Le transport aérien est un secteur qui nécessite une grande intensité en capital : immobilisations considérables, niveau d'investissement très élevé. Il est aussi caractérisé par une forte concurrence, comme vous l'avez rappelé, qui comporte une caractéristique nouvelle : désormais, une dizaine de grandes compagnies sont capables de générer durablement des résultats positifs importants. C'est le cas des deux grandes low cost européennes, de trois grandes compagnies américaines ainsi que de British Airways et de compagnies allemande, japonaise ou issues de pays du Golfe. Du coup, si nous voulons rester dans la course, nous devons viser le même niveau de profitabilité. La révolution numérique exige aussi des investissements très élevés dans la gestion marketing et commerciale des rapports avec les passagers, sur lesquels nous disposons d'informations beaucoup plus nombreuses.
Les atouts d'Air France KLM sont nets : deux hubs de classe mondiale au coeur de l'Europe - Roissy-Charles-de-Gaulle et Schiphol -, le premier réseau intercontinental depuis l'Europe - ce sont désormais les compagnies du Golfe qui disposent du premier réseau intercontinental mondial - et une flotte bien composée. Nous avons aussi un personnel de très haute qualité, parmi les meilleurs au monde. Bref, notre capital humain, technique, économique, administratif et politique est considérable. Nos deux faiblesses essentielles sont une insuffisante compétitivité, en raison de coûts structurellement plus élevés que ceux de nos homologues européens, et une performance économique et financière inférieure à celle des dix meilleures compagnies que j'ai évoquées, alors qu'en nombre de passagers nous sommes au cinquième rang.

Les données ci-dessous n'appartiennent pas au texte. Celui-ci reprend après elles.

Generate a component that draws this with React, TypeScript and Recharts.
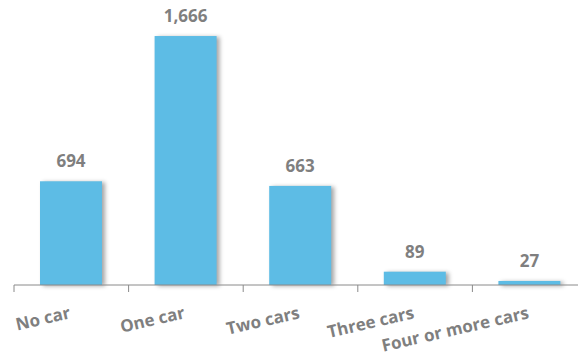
import React from "react";
import { BarChart, Bar, XAxis, YAxis, LabelList } from "recharts";

const categories = ["No car", "One car", "Two cars", "Three cars", "Four or more cars"];
const households = [694, 1666, 663, 89, 27];

const data = categories.map((name, i) => ({ name, value: households[i] }));

const GREY = "#7f7f7f";

// Excel style: tick marks sit between categories, labels slanted and end-anchored
function CategoryTick(props: any) {
    const { x, y, payload } = props;
    const half = payload?.offset ?? 57;
    return (
        <g>
            <line x1={x - half} y1={y} x2={x - half} y2={y + 7} stroke="#8a8a8a" strokeWidth={1} />
            <text
                x={x}
                y={y + 33}
                textAnchor="end"
                transform={`rotate(-13, ${x}, ${y + 33})`}
                fill={GREY}
                fontSize={17}
                fontWeight={700}
                fontFamily="'Open Sans', sans-serif"
            >
                {payload.value}
            </text>
        </g>
    );
}

function ShadowBar(props: any) {
    const { x, y, width, height, fill } = props;
    if (!height || height <= 0) return null;
    return (
        <rect
            x={x}
            y={y}
            width={width}
            height={height}
            fill={fill}
            style={{ filter: "drop-shadow(3px 1px 2px rgba(0,0,0,0.35))" }}
        />
    );
}

export default function App() {
    return (
        <div style={{ position: "fixed", top: 0, left: 0, width: 578, height: 360, overflow: "hidden", background: "#fff" }}>
            <BarChart
                width={590}
                height={360}
                data={data}
                margin={{ top: 16, right: 3, left: 14, bottom: 0 }}
            >
                <XAxis
                    dataKey="name"
                    axisLine={{ stroke: "#8a8a8a", strokeWidth: 1 }}
                    tickLine={false}
                    tickSize={0}
                    tickMargin={0}
                    height={75}
                    interval={0}
                    tick={<CategoryTick />}
                />
                <YAxis hide domain={[0, 1800]} />
                <Bar dataKey="value" fill="#5dbce5" barSize={62} isAnimationActive={false} shape={<ShadowBar />}>
                    <LabelList
                        dataKey="value"
                        position="top"
                        offset={14}
                        formatter={(v: any) => Number(v).toLocaleString("en-US")}
                        fill={GREY}
                        fontSize={17}
                        fontWeight={700}
                        fontFamily="'Open Sans', sans-serif"
                    />
                </Bar>
            </BarChart>
        </div>
    );
}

C'est pourquoi nous avons mis en place le plan Transform 2015, à présent achevé, puis le plan Perform. Transform a permis à la compagnie - et j'en suis fier ! - de renouer avec des résultats positifs après des années de pertes et d'entamer son désendettement. Les investissements que nous avons entrepris, pour un montant d'un milliard d'euros sur cinq ans, nous replacent au meilleur niveau mondial. Dès septembre 2014, nous avons présenté aux organisations syndicales le plan Perform, qui n'est plus un plan de restructuration mais de croissance, passant par des gains de compétitivité.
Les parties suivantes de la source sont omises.